L’apparition des maladies neuro-dégénératives
L’absence de l’exercice intellectuel et cérébral, les angoisses, la haine, les pensées négatives mènent tout droit à l’apparition des maladies neuro-dégénératives, et cela à un âge de plus en plus jeune. Luiza Spiru :
« Nous avons redéfini le concept de bien vieillir, centré antérieurement sur l’individu. Parce que l’être humain vit au sein d’un écosystème, au milieu des facteurs de stress. Alors, cette nouvelle philosophie met l’accent sur une approche holistique, en intégrant les besoins de l’individu au sein de son écosystème. La Roumanie devrait par ailleurs améliorer sa capacité de screening, améliorer son approche préventive à l’égard des maladies chroniques, car nous avons encore bien du chemin à parcourir à cet égard. Car il ne s’agit pas seulement de changer notre paradigme au niveau mondial, mais de travailler au niveau national et local, ne fut-ce qu’en améliorant la formation des professionnels de la santé, pour implémenter des politiques portant sur le vieillissement actif, en éduquant les usagers des services médicaux.

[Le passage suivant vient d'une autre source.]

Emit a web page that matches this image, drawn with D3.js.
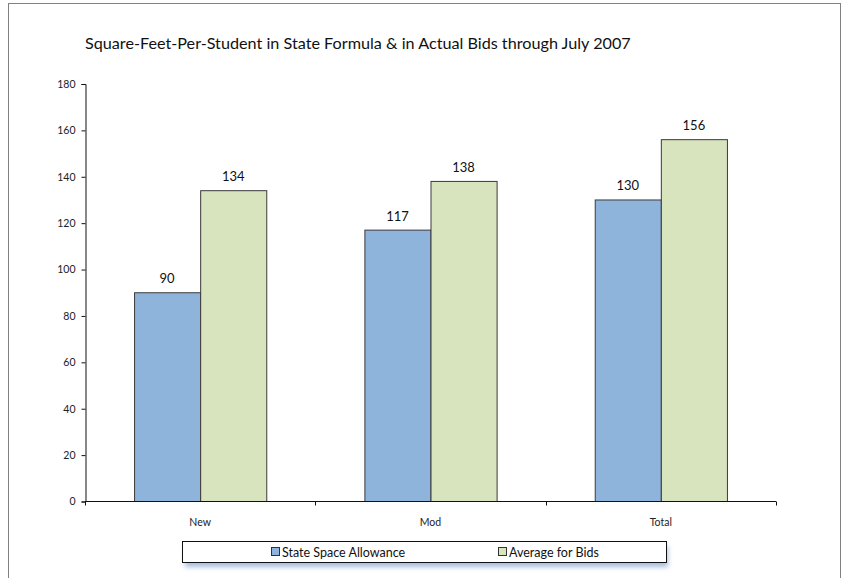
<!DOCTYPE html>
<html>
<head>
<meta charset="utf-8">
<script src="https://cdnjs.cloudflare.com/ajax/libs/d3/7.8.5/d3.min.js"></script>
<style>
  body { margin: 0; background: #fff; }
  svg { font-family: Lato, "Liberation Sans", sans-serif; }
</style>
</head>
<body>
<script>
(function() {
    const categories = ['New', 'Mod', 'Total']
    const seriesNames = ['State Space Allowance', 'Average for Bids']
    const stateSpace = [90, 117, 130]
    const avgBids = [134, 138, 156]
    const yTicks = [0, 20, 40, 60, 80, 100, 120, 140, 160, 180]
    const colors = ['#8eb4db', '#d8e4be']

    const width = 845
    const height = 578

    const svg = d3.select('body')
        .append('svg')
        .attr('width', width)
        .attr('height', height)

    // outer chart frame (bottom edge falls off the page)
    svg.append('rect')
        .attr('x', 8.5).attr('y', 3.5)
        .attr('width', 832).attr('height', 600)
        .attr('fill', 'none')
        .attr('stroke', '#808080')

    svg.append('text')
        .attr('x', 85).attr('y', 49)
        .attr('font-size', 16.2)
        .attr('fill', '#111')
        .text('Square-Feet-Per-Student in State Formula & in Actual Bids through July 2007')

    const x0 = d3.scaleBand()
        .domain(categories)
        .range([85, 776])
        .paddingInner(0.426)
        .paddingOuter(0.213)

    const x1 = d3.scaleBand()
        .domain(seriesNames)
        .range([0, x0.bandwidth()])

    const y = d3.scaleLinear()
        .domain([0, 180])
        .range([501, 83.5])

    const rows = categories.map((c, i) => ({
        cat: c,
        vals: [
            {name: seriesNames[0], v: stateSpace[i], color: colors[0]},
            {name: seriesNames[1], v: avgBids[i], color: colors[1]}
        ]
    }))

    const groups = svg.append('g').selectAll('g')
        .data(rows)
        .enter()
        .append('g')
        .attr('transform', d => 'translate(' + x0(d.cat) + ',0)')

    groups.selectAll('rect')
        .data(d => d.vals)
        .enter()
        .append('rect')
        .attr('x', d => x1(d.name) + 0.5)
        .attr('y', d => y(d.v) + 0.5)
        .attr('width', x1.bandwidth())
        .attr('height', d => y(0) - y(d.v))
        .attr('fill', d => d.color)
        .attr('stroke', '#3a3a3a')
        .attr('stroke-width', 1)

    groups.selectAll('text')
        .data(d => d.vals)
        .enter()
        .append('text')
        .attr('x', d => x1(d.name) + x1.bandwidth() / 2)
        .attr('y', d => y(d.v) - 9)
        .attr('text-anchor', 'middle')
        .attr('font-size', 13)
        .attr('fill', '#111')
        .text(d => d.v)

    // y axis
    const yAxis = svg.append('g')
        .attr('transform', 'translate(85.5,0.5)')
        .call(d3.axisLeft(y).tickValues(yTicks).tickSize(4).tickPadding(6))
    yAxis.select('.domain').attr('stroke', '#111')
    yAxis.selectAll('line').attr('stroke', '#111')
    yAxis.selectAll('text').attr('font-size', 10.5).attr('fill', '#222')
        .attr('font-family', 'Lato, sans-serif')

    // x axis: line with ticks at category boundaries
    const xAxisG = svg.append('g').attr('transform', 'translate(0,501.5)')
    xAxisG.append('line')
        .attr('x1', 85).attr('x2', 776)
        .attr('stroke', '#111')
    const bounds = categories.map(c => x0(c) - x0.step() * x0.paddingInner() / 2)
    bounds.push(776)
    xAxisG.selectAll('.xt')
        .data(bounds)
        .enter()
        .append('line')
        .attr('class', 'xt')
        .attr('x1', d => Math.round(d) + 0.5).attr('x2', d => Math.round(d) + 0.5)
        .attr('y1', 0).attr('y2', 4)
        .attr('stroke', '#111')
    xAxisG.selectAll('.xl')
        .data(categories)
        .enter()
        .append('text')
        .attr('x', d => x0(d) + x0.bandwidth() / 2)
        .attr('y', 24)
        .attr('text-anchor', 'middle')
        .attr('font-size', 10.5)
        .attr('fill', '#222')
        .text(d => d)

    // legend
    const defs = svg.append('defs')
    const blur = defs.append('filter').attr('id', 'sh')
        .attr('x', '-5%').attr('y', '-50%').attr('width', '110%').attr('height', '200%')
    blur.append('feGaussianBlur').attr('stdDeviation', 2.5)

    const leg = svg.append('g')
    leg.append('rect')
        .attr('x', 185).attr('y', 546)
        .attr('width', 483).attr('height', 21)
        .attr('fill', '#a9bddc')
        .attr('filter', 'url(#sh)')
    leg.append('rect')
        .attr('x', 182.5).attr('y', 541.5)
        .attr('width', 484).attr('height', 21)
        .attr('fill', '#fff')
        .attr('stroke', '#111')

    const legX = [271, 498]
    const items = leg.selectAll('.li')
        .data(seriesNames)
        .enter()
        .append('g')
        .attr('class', 'li')
        .attr('transform', (d, i) => 'translate(' + legX[i] + ',547)')
    items.append('rect')
        .attr('x', 0.5).attr('y', 0.5)
        .attr('width', 8).attr('height', 8)
        .attr('fill', (d, i) => colors[i])
        .attr('stroke', '#333')
    items.append('text')
        .attr('x', 11).attr('y', 9.5)
        .attr('font-size', 12.5)
        .attr('fill', '#111')
        .text(d => d)
})();
</script>
</body>
</html>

Car seul un pays éduqué à cet égard pourra jouir d’un bon état de santé. »
Le rôle de l’éducation
L’éducation est la clé, martèle Luiza Spiru, qui souligne que nous disposons de nos jours de capacités capables d’évaluer le rythme de vieillissement de l’organisme humain mais aussi le risque de développer diverses maladies chroniques. Luiza Spiru :
« Il faut tout d’abord savoir nous prendre en charge, apprendre à nous aimer. Certains se demandent : à quoi bon ? Est-ce bien d’être égoïste ? Cela dit, oui, il faut être un peu égoïste, mais dans le bon sens du terme. Prendre soin de ses propres besoins, ne pas attendre jusqu’au dernier moment pour aller consulter. Chacun de nous porte la responsabilité première pour son état de santé, pour son bien-être. Je souhaite beaucoup à ce que la Roumanie intègre la « zone bleu » sur la carte du monde. En 2021 j’ai pris part au tournage d’un documentaire réalisé par Digi World. Ce fut l’occasion de côtoyer des centenaires, des gens dont le style de vie semble être à mile lieues du style de vie des générations actuelles, abreuvées au numérique. Des gens qui ont fait la guerre, qui ont affronté des périodes terribles. Mais qui n’ont pas ployé sous le fardeau, qui ne se sont pas laissé aller. Et qui sont toujours des êtres éminemment sociaux, qui n’arrêtent pas de s’intéresser au monde, qui se soignent, qui mangent sainement, qui se réjouissent de la vie, qui en profitent, même si la vie n’a pas été toujours aussi généreuse avec eux. Des gens heureux lorsqu’ils se lèvent au matin, lorsqu’ils peuvent aller à la messe, des gens qui ne fuient pas leurs responsabilités et qui ont fait leur devoir. La responsabilité est l’une des caractéristiques communes de tous ces centenaires, de tous ceux qui ont la chance de connaître le grand âge et de savoir en profiter ».
Si l’espérance de vie augmente, il faut encore savoir nous concentrer sur la qualité de vie au grand âge. « Vivre plus longtemps, vivre mieux et de manière autonome constitue sans aucun doute le souhait que chacun d’entre nous chérit dans son cœur », conclut Luiza Spiru.